Problem statement:
Can you write out all the lines word for word, with no pictures?

Dataset extract:

+---+

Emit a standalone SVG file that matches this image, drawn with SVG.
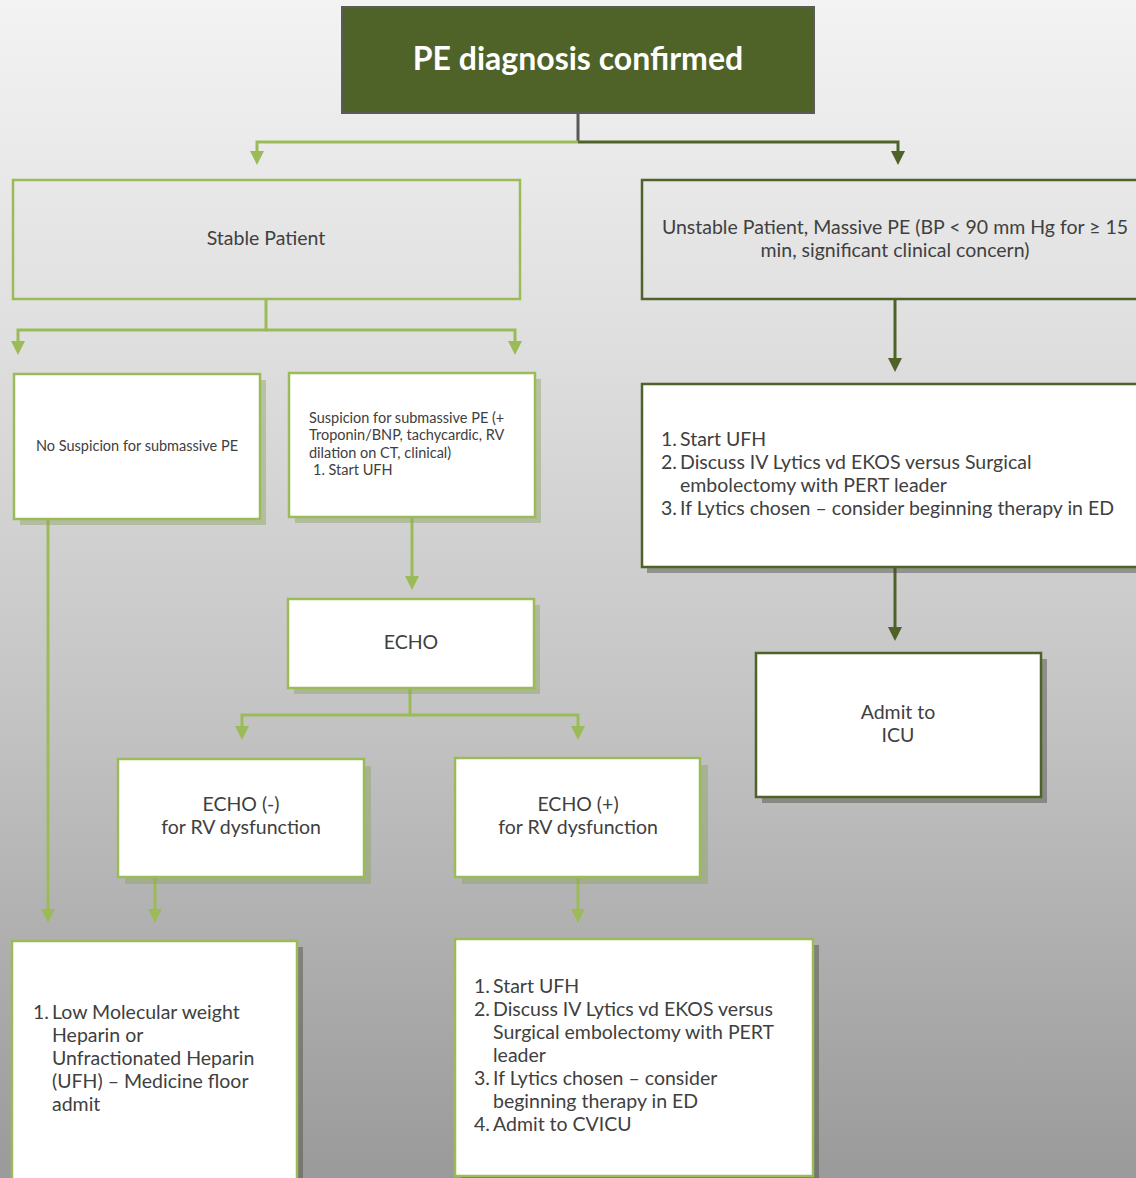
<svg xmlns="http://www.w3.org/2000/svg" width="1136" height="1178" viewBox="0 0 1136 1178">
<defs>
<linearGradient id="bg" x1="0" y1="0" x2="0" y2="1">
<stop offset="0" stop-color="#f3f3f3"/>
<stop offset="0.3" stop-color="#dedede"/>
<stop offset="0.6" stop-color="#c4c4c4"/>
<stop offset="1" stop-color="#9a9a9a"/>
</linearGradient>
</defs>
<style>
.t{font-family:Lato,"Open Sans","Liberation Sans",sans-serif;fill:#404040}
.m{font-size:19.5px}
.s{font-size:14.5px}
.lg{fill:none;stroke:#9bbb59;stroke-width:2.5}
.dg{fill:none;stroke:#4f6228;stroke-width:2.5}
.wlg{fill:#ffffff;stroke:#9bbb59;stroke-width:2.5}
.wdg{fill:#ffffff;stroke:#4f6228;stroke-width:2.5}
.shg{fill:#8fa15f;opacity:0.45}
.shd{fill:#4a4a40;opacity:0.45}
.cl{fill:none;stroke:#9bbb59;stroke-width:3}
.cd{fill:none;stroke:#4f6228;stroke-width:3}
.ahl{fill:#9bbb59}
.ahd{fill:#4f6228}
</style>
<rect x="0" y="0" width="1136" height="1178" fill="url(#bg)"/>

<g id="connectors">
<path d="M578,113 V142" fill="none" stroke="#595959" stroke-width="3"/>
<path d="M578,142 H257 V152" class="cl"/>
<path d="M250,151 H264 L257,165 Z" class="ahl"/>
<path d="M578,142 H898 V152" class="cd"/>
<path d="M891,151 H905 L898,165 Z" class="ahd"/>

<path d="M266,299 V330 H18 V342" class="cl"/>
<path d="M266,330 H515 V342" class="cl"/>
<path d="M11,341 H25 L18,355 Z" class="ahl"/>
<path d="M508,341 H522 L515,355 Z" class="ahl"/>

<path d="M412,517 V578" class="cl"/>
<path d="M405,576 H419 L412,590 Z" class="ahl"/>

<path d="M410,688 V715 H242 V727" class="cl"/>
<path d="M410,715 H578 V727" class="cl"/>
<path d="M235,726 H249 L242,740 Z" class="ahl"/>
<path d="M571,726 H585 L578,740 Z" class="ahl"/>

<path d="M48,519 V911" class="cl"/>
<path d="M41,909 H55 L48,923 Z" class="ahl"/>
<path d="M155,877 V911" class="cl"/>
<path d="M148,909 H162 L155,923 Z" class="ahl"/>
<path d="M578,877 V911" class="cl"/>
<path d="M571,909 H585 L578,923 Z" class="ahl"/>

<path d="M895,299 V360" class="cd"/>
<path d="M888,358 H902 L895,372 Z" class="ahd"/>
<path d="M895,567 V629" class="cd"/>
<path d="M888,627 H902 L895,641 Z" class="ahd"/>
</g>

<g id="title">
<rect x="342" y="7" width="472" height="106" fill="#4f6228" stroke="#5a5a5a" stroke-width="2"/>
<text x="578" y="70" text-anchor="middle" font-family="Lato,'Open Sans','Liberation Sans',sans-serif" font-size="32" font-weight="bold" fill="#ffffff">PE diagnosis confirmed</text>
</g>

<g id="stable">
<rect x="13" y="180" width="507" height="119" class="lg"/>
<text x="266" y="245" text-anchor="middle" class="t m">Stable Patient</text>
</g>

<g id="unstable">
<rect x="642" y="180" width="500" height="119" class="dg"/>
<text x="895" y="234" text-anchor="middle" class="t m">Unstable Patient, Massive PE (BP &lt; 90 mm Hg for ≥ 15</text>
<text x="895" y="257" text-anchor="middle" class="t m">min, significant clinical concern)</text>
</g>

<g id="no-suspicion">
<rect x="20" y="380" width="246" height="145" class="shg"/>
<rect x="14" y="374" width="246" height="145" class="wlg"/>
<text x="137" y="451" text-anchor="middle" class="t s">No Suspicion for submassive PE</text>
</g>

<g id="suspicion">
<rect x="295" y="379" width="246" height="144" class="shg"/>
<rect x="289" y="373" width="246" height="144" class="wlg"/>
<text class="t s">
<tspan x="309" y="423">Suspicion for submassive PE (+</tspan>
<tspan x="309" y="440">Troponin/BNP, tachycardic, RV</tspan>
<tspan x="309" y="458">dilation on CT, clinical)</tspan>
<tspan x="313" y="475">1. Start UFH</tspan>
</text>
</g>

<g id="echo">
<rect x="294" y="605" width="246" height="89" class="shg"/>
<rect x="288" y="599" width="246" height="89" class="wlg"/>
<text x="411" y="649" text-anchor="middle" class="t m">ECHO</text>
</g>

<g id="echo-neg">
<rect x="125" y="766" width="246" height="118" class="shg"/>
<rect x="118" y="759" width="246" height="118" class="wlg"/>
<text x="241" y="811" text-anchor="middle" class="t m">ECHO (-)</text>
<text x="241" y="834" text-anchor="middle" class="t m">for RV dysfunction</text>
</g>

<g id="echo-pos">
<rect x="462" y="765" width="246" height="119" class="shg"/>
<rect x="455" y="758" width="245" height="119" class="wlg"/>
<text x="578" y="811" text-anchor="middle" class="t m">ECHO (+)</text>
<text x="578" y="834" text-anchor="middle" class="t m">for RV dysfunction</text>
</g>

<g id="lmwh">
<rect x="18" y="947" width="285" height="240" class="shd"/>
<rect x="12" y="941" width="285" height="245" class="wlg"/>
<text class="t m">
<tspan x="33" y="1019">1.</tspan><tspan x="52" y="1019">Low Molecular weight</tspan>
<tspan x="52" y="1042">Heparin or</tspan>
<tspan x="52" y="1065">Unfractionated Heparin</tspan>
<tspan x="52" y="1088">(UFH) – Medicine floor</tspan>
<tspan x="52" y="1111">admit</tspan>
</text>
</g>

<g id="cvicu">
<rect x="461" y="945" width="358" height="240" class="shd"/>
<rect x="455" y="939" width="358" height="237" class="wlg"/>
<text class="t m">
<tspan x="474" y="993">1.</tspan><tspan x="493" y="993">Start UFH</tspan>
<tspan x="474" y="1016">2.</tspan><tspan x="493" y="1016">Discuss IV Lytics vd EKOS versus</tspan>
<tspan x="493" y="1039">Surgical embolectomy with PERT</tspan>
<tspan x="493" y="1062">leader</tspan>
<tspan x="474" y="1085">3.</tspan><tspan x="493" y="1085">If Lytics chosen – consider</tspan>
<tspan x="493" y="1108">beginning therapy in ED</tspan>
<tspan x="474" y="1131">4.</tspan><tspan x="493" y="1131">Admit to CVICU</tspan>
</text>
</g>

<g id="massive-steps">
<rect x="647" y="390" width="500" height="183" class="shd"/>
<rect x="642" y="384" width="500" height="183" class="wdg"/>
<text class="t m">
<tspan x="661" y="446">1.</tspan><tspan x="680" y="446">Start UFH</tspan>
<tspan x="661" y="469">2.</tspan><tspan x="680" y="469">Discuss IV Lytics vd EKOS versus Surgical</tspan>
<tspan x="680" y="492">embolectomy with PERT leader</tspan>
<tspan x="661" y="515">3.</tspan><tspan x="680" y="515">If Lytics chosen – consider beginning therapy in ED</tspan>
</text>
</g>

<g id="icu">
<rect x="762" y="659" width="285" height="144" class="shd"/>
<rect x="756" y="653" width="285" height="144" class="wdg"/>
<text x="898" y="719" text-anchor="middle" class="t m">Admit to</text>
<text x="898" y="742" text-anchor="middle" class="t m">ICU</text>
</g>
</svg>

+---+

The result:
Emit a standalone SVG file that matches this image, drawn with SVG.
<svg xmlns="http://www.w3.org/2000/svg" width="1136" height="1178" viewBox="0 0 1136 1178">
<defs>
<linearGradient id="bg" x1="0" y1="0" x2="0" y2="1">
<stop offset="0" stop-color="#f3f3f3"/>
<stop offset="0.3" stop-color="#dedede"/>
<stop offset="0.6" stop-color="#c4c4c4"/>
<stop offset="1" stop-color="#9a9a9a"/>
</linearGradient>
</defs>
<style>
.t{font-family:Lato,"Open Sans","Liberation Sans",sans-serif;fill:#404040}
.m{font-size:19.5px}
.s{font-size:14.5px}
.lg{fill:none;stroke:#9bbb59;stroke-width:2.5}
.dg{fill:none;stroke:#4f6228;stroke-width:2.5}
.wlg{fill:#ffffff;stroke:#9bbb59;stroke-width:2.5}
.wdg{fill:#ffffff;stroke:#4f6228;stroke-width:2.5}
.shg{fill:#8fa15f;opacity:0.45}
.shd{fill:#4a4a40;opacity:0.45}
.cl{fill:none;stroke:#9bbb59;stroke-width:3}
.cd{fill:none;stroke:#4f6228;stroke-width:3}
.ahl{fill:#9bbb59}
.ahd{fill:#4f6228}
</style>
<rect x="0" y="0" width="1136" height="1178" fill="url(#bg)"/>

<g id="connectors">
<path d="M578,113 V142" fill="none" stroke="#595959" stroke-width="3"/>
<path d="M578,142 H257 V152" class="cl"/>
<path d="M250,151 H264 L257,165 Z" class="ahl"/>
<path d="M578,142 H898 V152" class="cd"/>
<path d="M891,151 H905 L898,165 Z" class="ahd"/>

<path d="M266,299 V330 H18 V342" class="cl"/>
<path d="M266,330 H515 V342" class="cl"/>
<path d="M11,341 H25 L18,355 Z" class="ahl"/>
<path d="M508,341 H522 L515,355 Z" class="ahl"/>

<path d="M412,517 V578" class="cl"/>
<path d="M405,576 H419 L412,590 Z" class="ahl"/>

<path d="M410,688 V715 H242 V727" class="cl"/>
<path d="M410,715 H578 V727" class="cl"/>
<path d="M235,726 H249 L242,740 Z" class="ahl"/>
<path d="M571,726 H585 L578,740 Z" class="ahl"/>

<path d="M48,519 V911" class="cl"/>
<path d="M41,909 H55 L48,923 Z" class="ahl"/>
<path d="M155,877 V911" class="cl"/>
<path d="M148,909 H162 L155,923 Z" class="ahl"/>
<path d="M578,877 V911" class="cl"/>
<path d="M571,909 H585 L578,923 Z" class="ahl"/>

<path d="M895,299 V360" class="cd"/>
<path d="M888,358 H902 L895,372 Z" class="ahd"/>
<path d="M895,567 V629" class="cd"/>
<path d="M888,627 H902 L895,641 Z" class="ahd"/>
</g>

<g id="title">
<rect x="342" y="7" width="472" height="106" fill="#4f6228" stroke="#5a5a5a" stroke-width="2"/>
<text x="578" y="70" text-anchor="middle" font-family="Lato,'Open Sans','Liberation Sans',sans-serif" font-size="32" font-weight="bold" fill="#ffffff">PE diagnosis confirmed</text>
</g>

<g id="stable">
<rect x="13" y="180" width="507" height="119" class="lg"/>
<text x="266" y="245" text-anchor="middle" class="t m">Stable Patient</text>
</g>

<g id="unstable">
<rect x="642" y="180" width="500" height="119" class="dg"/>
<text x="895" y="234" text-anchor="middle" class="t m">Unstable Patient, Massive PE (BP &lt; 90 mm Hg for ≥ 15</text>
<text x="895" y="257" text-anchor="middle" class="t m">min, significant clinical concern)</text>
</g>

<g id="no-suspicion">
<rect x="20" y="380" width="246" height="145" class="shg"/>
<rect x="14" y="374" width="246" height="145" class="wlg"/>
<text x="137" y="451" text-anchor="middle" class="t s">No Suspicion for submassive PE</text>
</g>

<g id="suspicion">
<rect x="295" y="379" width="246" height="144" class="shg"/>
<rect x="289" y="373" width="246" height="144" class="wlg"/>
<text class="t s">
<tspan x="309" y="423">Suspicion for submassive PE (+</tspan>
<tspan x="309" y="440">Troponin/BNP, tachycardic, RV</tspan>
<tspan x="309" y="458">dilation on CT, clinical)</tspan>
<tspan x="313" y="475">1. Start UFH</tspan>
</text>
</g>

<g id="echo">
<rect x="294" y="605" width="246" height="89" class="shg"/>
<rect x="288" y="599" width="246" height="89" class="wlg"/>
<text x="411" y="649" text-anchor="middle" class="t m">ECHO</text>
</g>

<g id="echo-neg">
<rect x="125" y="766" width="246" height="118" class="shg"/>
<rect x="118" y="759" width="246" height="118" class="wlg"/>
<text x="241" y="811" text-anchor="middle" class="t m">ECHO (-)</text>
<text x="241" y="834" text-anchor="middle" class="t m">for RV dysfunction</text>
</g>

<g id="echo-pos">
<rect x="462" y="765" width="246" height="119" class="shg"/>
<rect x="455" y="758" width="245" height="119" class="wlg"/>
<text x="578" y="811" text-anchor="middle" class="t m">ECHO (+)</text>
<text x="578" y="834" text-anchor="middle" class="t m">for RV dysfunction</text>
</g>

<g id="lmwh">
<rect x="18" y="947" width="285" height="240" class="shd"/>
<rect x="12" y="941" width="285" height="245" class="wlg"/>
<text class="t m">
<tspan x="33" y="1019">1.</tspan><tspan x="52" y="1019">Low Molecular weight</tspan>
<tspan x="52" y="1042">Heparin or</tspan>
<tspan x="52" y="1065">Unfractionated Heparin</tspan>
<tspan x="52" y="1088">(UFH) – Medicine floor</tspan>
<tspan x="52" y="1111">admit</tspan>
</text>
</g>

<g id="cvicu">
<rect x="461" y="945" width="358" height="240" class="shd"/>
<rect x="455" y="939" width="358" height="237" class="wlg"/>
<text class="t m">
<tspan x="474" y="993">1.</tspan><tspan x="493" y="993">Start UFH</tspan>
<tspan x="474" y="1016">2.</tspan><tspan x="493" y="1016">Discuss IV Lytics vd EKOS versus</tspan>
<tspan x="493" y="1039">Surgical embolectomy with PERT</tspan>
<tspan x="493" y="1062">leader</tspan>
<tspan x="474" y="1085">3.</tspan><tspan x="493" y="1085">If Lytics chosen – consider</tspan>
<tspan x="493" y="1108">beginning therapy in ED</tspan>
<tspan x="474" y="1131">4.</tspan><tspan x="493" y="1131">Admit to CVICU</tspan>
</text>
</g>

<g id="massive-steps">
<rect x="647" y="390" width="500" height="183" class="shd"/>
<rect x="642" y="384" width="500" height="183" class="wdg"/>
<text class="t m">
<tspan x="661" y="446">1.</tspan><tspan x="680" y="446">Start UFH</tspan>
<tspan x="661" y="469">2.</tspan><tspan x="680" y="469">Discuss IV Lytics vd EKOS versus Surgical</tspan>
<tspan x="680" y="492">embolectomy with PERT leader</tspan>
<tspan x="661" y="515">3.</tspan><tspan x="680" y="515">If Lytics chosen – consider beginning therapy in ED</tspan>
</text>
</g>

<g id="icu">
<rect x="762" y="659" width="285" height="144" class="shd"/>
<rect x="756" y="653" width="285" height="144" class="wdg"/>
<text x="898" y="719" text-anchor="middle" class="t m">Admit to</text>
<text x="898" y="742" text-anchor="middle" class="t m">ICU</text>
</g>
</svg>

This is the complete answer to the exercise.